Doch sei die psychoterroristische Behandlung auch noch so massiv und die daraufhin gefaßten Vorsätze noch so eisern gewesen – mit der Entlassung stellt sich für den Entwöhnten noch jedesmal heraus, daß seine Gründe, aus denen heraus er das Saufen anfing, nicht beseitigt sind. Somit stellt sich für ihn sofort das Problem – nicht: „Was mache ich jetzt?“, sondern – „Wie vermeide ich, rückfällig zu werden?“ Gottseidank gibt es da private Organisationen, die dem Staat das Problem weiterer Überwachung abnehmen, allen voran die „Anonymen Alkoholiker“. Der Zweck dieses Vereins besteht darin, daß die darin Versammelten und nur auf Verdacht dem gänzlichen Verfall Entkommenen sich selbst als Gruppe bei der Stange halten. So beten sie sich allwöchentlich gegenseitig vor, wie große Schweinehunde sie eigentlich sind, und gewinnen ihr Selbstbewußtsein daraus, daß sie noch nicht wieder versumpft sind – beteuern sich also gegenseitig die eine und entscheidende „Wahrheit“, die sie aus den Anstalten mitgenommen haben: nie wieder einen Tropfen, denn ich bin – für immer – süchtig! Eine trostlose Veranstaltung, deren bescheidener Nutzen nur bei denen anschlägt, deren Tagesablauf nicht so aufreibend ist, daß die Flasche als unverzichtbare Hilfe erscheinen muß.
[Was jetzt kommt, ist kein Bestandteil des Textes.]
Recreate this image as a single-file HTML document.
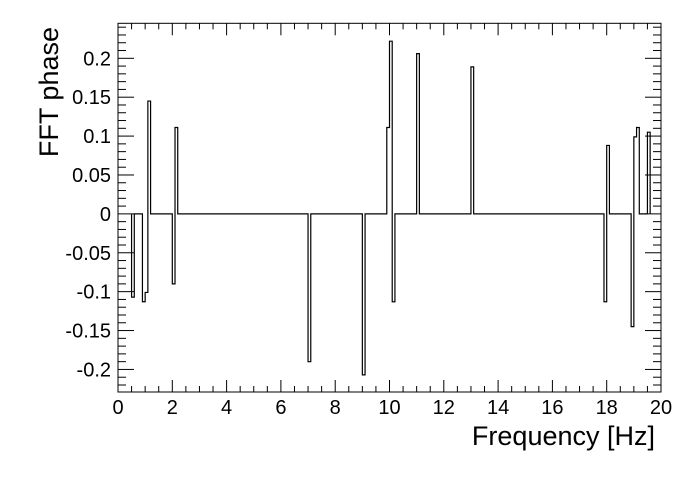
<!DOCTYPE html>
<html><head><meta charset="utf-8"><style>
html,body{margin:0;padding:0;background:#fff;}
svg text{font-family:"Liberation Sans",sans-serif;fill:#000;}
</style></head><body>
<svg id="chart" width="696" height="473" viewBox="0 0 696 473" xmlns="http://www.w3.org/2000/svg">
<rect x="0" y="0" width="696" height="473" fill="#fff"/>
<g id="axes"></g>
<path id="hist" fill="none" stroke="#000" stroke-width="1.2"/>
<text x="655" y="445" font-size="27" text-anchor="end">Frequency [Hz]</text>
<text transform="translate(58,27) rotate(-90)" font-size="27" text-anchor="end">FFT phase</text>
</svg>
<script>
// bins of width 0.1 Hz starting at binStart; values = phase
const binStart = 0.5;
const binWidth = 0.1;
const binEdgesEnd = 19.6;
const peakBins = [0.5, 0.9, 1.0, 1.1, 2.0, 2.1, 7.0, 9.0, 9.9, 10.0, 10.1, 11.0, 13.0, 17.9, 18.0, 18.9, 19.0, 19.1, 19.5];
const peakValues = [-0.107, -0.113, -0.101, 0.145, -0.090, 0.111, -0.190, -0.207, 0.111, 0.222, -0.113, 0.206, 0.189, -0.113, 0.088, -0.145, 0.099, 0.111, 0.105];
const xTicks = [0, 2, 4, 6, 8, 10, 12, 14, 16, 18, 20];
const yTicks = [-0.2, -0.15, -0.1, -0.05, 0, 0.05, 0.1, 0.15, 0.2];
const yTickLabels = ["-0.2", "-0.15", "-0.1", "-0.05", "0", "0.05", "0.1", "0.15", "0.2"];

const L = 118, R = 661, T = 23.3, B = 392;
const xMin = 0, xMax = 20, yMin = -0.2290, yMax = 0.2450;
const sx = v => L + (v - xMin) / (xMax - xMin) * (R - L);
const sy = v => B - (v - yMin) / (yMax - yMin) * (B - T);
const NS = "http://www.w3.org/2000/svg";
const axes = document.getElementById('axes');
function line(x1, y1, x2, y2, name) {
  const l = document.createElementNS(NS, 'line');
  l.setAttribute('x1', x1); l.setAttribute('y1', y1); l.setAttribute('x2', x2); l.setAttribute('y2', y2);
  l.setAttribute('stroke', '#000'); l.setAttribute('stroke-width', '1');
  
  
  axes.appendChild(l);
}
function text(x, y, s, anchor, name) {
  const t = document.createElementNS(NS, 'text');
  t.setAttribute('x', x); t.setAttribute('y', y); t.setAttribute('font-size', '20'); t.setAttribute('text-anchor', anchor);
  t.textContent = s;
  
  
  axes.appendChild(t);
}
const fr = document.createElementNS(NS, 'rect');
fr.setAttribute('x', L); fr.setAttribute('y', T); fr.setAttribute('width', R - L); fr.setAttribute('height', B - T);
fr.setAttribute('fill', 'none'); fr.setAttribute('stroke', '#000'); fr.setAttribute('stroke-width', '1');


axes.appendChild(fr);
for (let k = 0; k <= 40; k++) {
  const v = k * 0.5; const x = sx(v); const major = k % 4 === 0; const h = major ? 12 : 6;
  line(x, B, x, B - h, 'x-tick');
  line(x, T, x, T + h, 'x-tick-top');
}
xTicks.forEach(v => text(sx(v), 414, String(v), 'middle', 'x-tick-label'));
for (let k = -22; k <= 24; k++) {
  const v = k * 0.01; const y = sy(v); const major = k % 5 === 0; const w = major ? 16 : 8;
  line(L, y, L + w, y, 'y-tick');
  line(R, y, R - w, y, 'y-tick-right');
}
yTicks.forEach((v, i) => text(111, sy(v) + 7, yTickLabels[i], 'end', 'y-tick-label'));
const nb = Math.round((binEdgesEnd - binStart) / binWidth);
const vals = new Array(nb).fill(0);
peakBins.forEach((b, i) => { const idx = Math.round((b - binStart) / binWidth); if (idx >= 0 && idx < nb) vals[idx] = peakValues[i]; });
let d = `M${sx(binStart)},${sy(0)}`;
for (let i = 0; i < nb; i++) {
  const x0 = sx(binStart + i * binWidth), x1 = sx(binStart + (i + 1) * binWidth), y = sy(vals[i]);
  d += ` L${x0},${y} L${x1},${y}`;
}
d += ` L${sx(binEdgesEnd)},${sy(0)}`;
document.getElementById('hist').setAttribute('d', d);
</script>
</body></html>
Doch auch die, die wieder und wieder rückfällig werden, sind nicht verloren. Die staatliche Garantie des „Schutzes des Lebens“ sorgt dafür, daß sie nicht zu schlichten Selbstmördern werden: kaum in der Gosse gelandet, schleppt man sie in Irrenhäuser, legt sie trocken und stopft sie mit Tabletten voll, und das so oft, wie sie es noch schaffen, in die Gosse zu fallen. Angesichts wieder und wieder vorgeführter Fälle von Delirium tremens, sagt der Staat: Leben mußt du! Was für ein Leben ist es – daß ist die Sache des Säufers.

P.S. Wer kömmt da noch auf den Gedanken, daß man sich einfach eine Halbe einschenkt und sich dazu eine anzündet, bloß weil’s schmeckt und wegen der Gemütlichkeit?